◆ **SUPPLIED DATA**:
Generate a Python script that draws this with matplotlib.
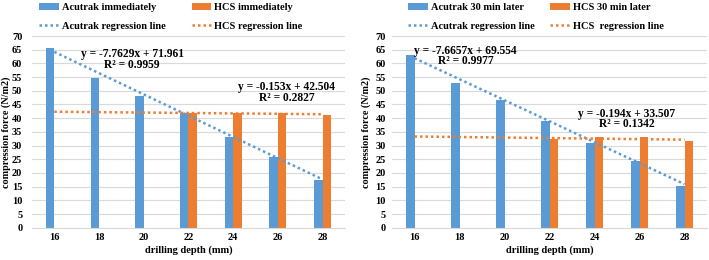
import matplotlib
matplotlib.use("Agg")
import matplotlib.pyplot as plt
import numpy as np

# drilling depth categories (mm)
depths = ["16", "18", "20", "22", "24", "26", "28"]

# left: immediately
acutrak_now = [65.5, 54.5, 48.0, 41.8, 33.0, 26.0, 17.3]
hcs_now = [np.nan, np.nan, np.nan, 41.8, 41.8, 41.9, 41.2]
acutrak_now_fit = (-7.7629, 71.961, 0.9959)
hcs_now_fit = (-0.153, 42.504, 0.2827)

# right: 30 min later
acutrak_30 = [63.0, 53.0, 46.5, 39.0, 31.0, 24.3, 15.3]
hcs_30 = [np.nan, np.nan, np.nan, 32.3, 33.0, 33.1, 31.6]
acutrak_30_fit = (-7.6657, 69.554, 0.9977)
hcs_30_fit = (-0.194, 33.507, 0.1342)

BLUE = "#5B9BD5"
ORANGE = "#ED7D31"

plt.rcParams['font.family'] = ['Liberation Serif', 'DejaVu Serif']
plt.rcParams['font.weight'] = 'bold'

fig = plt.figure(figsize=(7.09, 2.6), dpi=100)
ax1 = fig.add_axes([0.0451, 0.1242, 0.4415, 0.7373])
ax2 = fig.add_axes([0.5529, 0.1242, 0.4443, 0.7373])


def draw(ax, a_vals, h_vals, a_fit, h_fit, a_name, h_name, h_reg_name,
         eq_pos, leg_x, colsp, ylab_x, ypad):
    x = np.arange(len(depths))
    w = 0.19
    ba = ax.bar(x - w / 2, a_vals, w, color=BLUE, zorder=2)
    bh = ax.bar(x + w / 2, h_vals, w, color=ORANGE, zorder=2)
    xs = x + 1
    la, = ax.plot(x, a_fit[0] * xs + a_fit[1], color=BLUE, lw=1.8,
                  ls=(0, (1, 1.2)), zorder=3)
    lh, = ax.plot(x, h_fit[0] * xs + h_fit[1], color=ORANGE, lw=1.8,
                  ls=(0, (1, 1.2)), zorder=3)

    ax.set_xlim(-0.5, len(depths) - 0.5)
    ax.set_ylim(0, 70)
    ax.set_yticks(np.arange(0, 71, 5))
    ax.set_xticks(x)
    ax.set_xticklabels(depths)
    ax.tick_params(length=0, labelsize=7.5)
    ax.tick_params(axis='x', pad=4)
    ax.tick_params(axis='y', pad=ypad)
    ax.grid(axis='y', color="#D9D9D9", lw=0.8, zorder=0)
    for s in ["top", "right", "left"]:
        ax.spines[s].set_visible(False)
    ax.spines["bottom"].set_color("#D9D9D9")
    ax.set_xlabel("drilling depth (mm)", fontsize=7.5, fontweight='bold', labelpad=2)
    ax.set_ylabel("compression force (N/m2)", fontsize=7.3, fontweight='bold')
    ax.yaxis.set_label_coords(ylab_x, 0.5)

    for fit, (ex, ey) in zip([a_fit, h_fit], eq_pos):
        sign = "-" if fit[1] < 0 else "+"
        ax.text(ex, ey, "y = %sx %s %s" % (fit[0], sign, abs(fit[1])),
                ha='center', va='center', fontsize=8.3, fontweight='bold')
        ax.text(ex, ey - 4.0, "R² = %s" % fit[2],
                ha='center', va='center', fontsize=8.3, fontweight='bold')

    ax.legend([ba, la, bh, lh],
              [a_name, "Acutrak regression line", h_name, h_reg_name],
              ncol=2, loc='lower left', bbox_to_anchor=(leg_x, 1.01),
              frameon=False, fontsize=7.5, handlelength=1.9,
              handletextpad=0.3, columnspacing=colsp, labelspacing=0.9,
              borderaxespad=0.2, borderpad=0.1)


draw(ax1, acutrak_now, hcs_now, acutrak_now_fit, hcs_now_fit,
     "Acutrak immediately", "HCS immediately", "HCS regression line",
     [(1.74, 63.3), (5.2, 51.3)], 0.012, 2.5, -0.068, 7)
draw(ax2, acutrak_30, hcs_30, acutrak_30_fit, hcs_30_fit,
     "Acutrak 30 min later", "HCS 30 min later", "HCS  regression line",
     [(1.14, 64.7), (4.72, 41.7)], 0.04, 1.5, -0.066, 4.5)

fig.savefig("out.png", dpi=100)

◆ **TASK PROMPT**:
Write out again, exactly, the lines from the start of the listing up to the line containing "plt.rcParams['font.weight'] = 'bold'", with both ends and without pictures.

◆ **WORKED ANSWER**:
Generate a Python script that draws this with matplotlib.
import matplotlib
matplotlib.use("Agg")
import matplotlib.pyplot as plt
import numpy as np

# drilling depth categories (mm)
depths = ["16", "18", "20", "22", "24", "26", "28"]

# left: immediately
acutrak_now = [65.5, 54.5, 48.0, 41.8, 33.0, 26.0, 17.3]
hcs_now = [np.nan, np.nan, np.nan, 41.8, 41.8, 41.9, 41.2]
acutrak_now_fit = (-7.7629, 71.961, 0.9959)
hcs_now_fit = (-0.153, 42.504, 0.2827)

# right: 30 min later
acutrak_30 = [63.0, 53.0, 46.5, 39.0, 31.0, 24.3, 15.3]
hcs_30 = [np.nan, np.nan, np.nan, 32.3, 33.0, 33.1, 31.6]
acutrak_30_fit = (-7.6657, 69.554, 0.9977)
hcs_30_fit = (-0.194, 33.507, 0.1342)

BLUE = "#5B9BD5"
ORANGE = "#ED7D31"

plt.rcParams['font.family'] = ['Liberation Serif', 'DejaVu Serif']
plt.rcParams['font.weight'] = 'bold'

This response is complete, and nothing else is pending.